Of course, Civilization V does better with Ivy Bridge than with Bloomfield, all clocked the same. At 4.8GHz (IB), CivV is like 30% faster than Nehalem (Bloomfield) at 4.2GHz.
BUT what amazes me is that Nehalem still seems to be doing just as well as IB overall, clock-for-clock. In Crysis 2, Nehalem is like 15% faster than IB. At 4.2GHz, Nehalem still beats IB at 4.8 GHz in DX11 mode, by around 15%!! I was thinking of blaming it on the system memory bandwidth (with Nehalem using triple channel), but even at only 1200MHz, Nehalem still shines pretty much just as much as it does at 2000 MHz.
The case reverses in the favor of IB but only by a few percentage points for Crysis 1, LP2, HAWX2.
It goes to show that unless one is a serious Civilization V gamer, an overclocked Nehalem would be just fine for even a GTX 690. I would guess that Starcraft 2 and Skyrim (other CPU-limited games not tested here) are the only other games that show a noticeable improvement on the Ivy Bridge.
Thanks, apoppin for all of this benchmarking that pretty much nobody else on the ‘net have done with all of these games, on the still mighty Nehalem!!
Amazing work!
It would be one of these, but with an Athlon II X4 OC with maximum range and I7 3770K OC max.
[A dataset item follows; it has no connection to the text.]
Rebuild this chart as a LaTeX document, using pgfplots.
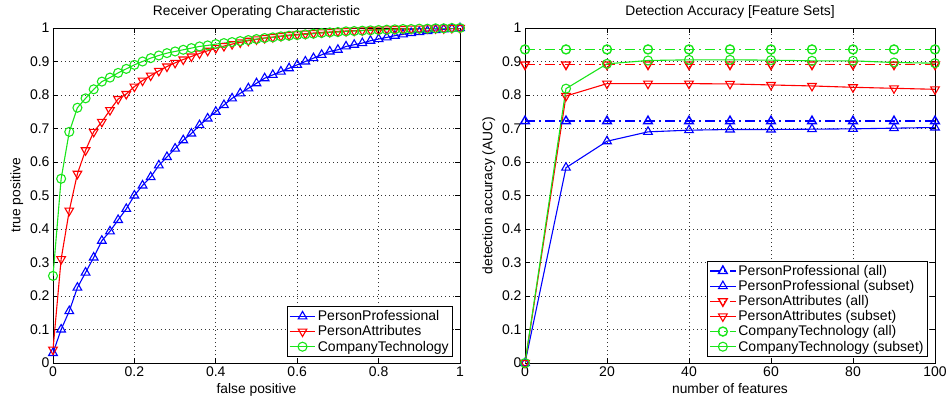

Athlon X4 ~ 3.5Ghz vs 5Ghz i7 3770K for example
It would be interesting to see one of these with a single GPU both as a dual system which is where I think you will notice more.
Sorry for my English.
I have a 3770k and a I7 920. Its was a nice review because many people with older i7s are itching for an upgrade. I do think this review is biased in its language. The non scientific language of “Way Faster” vs saying its 8 percent faster is a dead give away. “What faster is subjective where a percentage is objective. Way faster to them seems to be any test that the Ivy beats the bloomfield in.
USB 3.0 ports are nice but can be installed in an older X58 board (they fail to mention)
For gaming its not worth the upgrade at all. For most windows tasks its not worth it.
For tasks that take hours then it might be worth it. Ie encoding, but here a 6 core would be better than a quad. So an upgrade to a 6 core might be cheaper on x58 than doing entire MB/RAM swap.
Not trying to rain on the parade but this review seems to want to justify the upgrade by using subjective wording rather than just stating the percentages.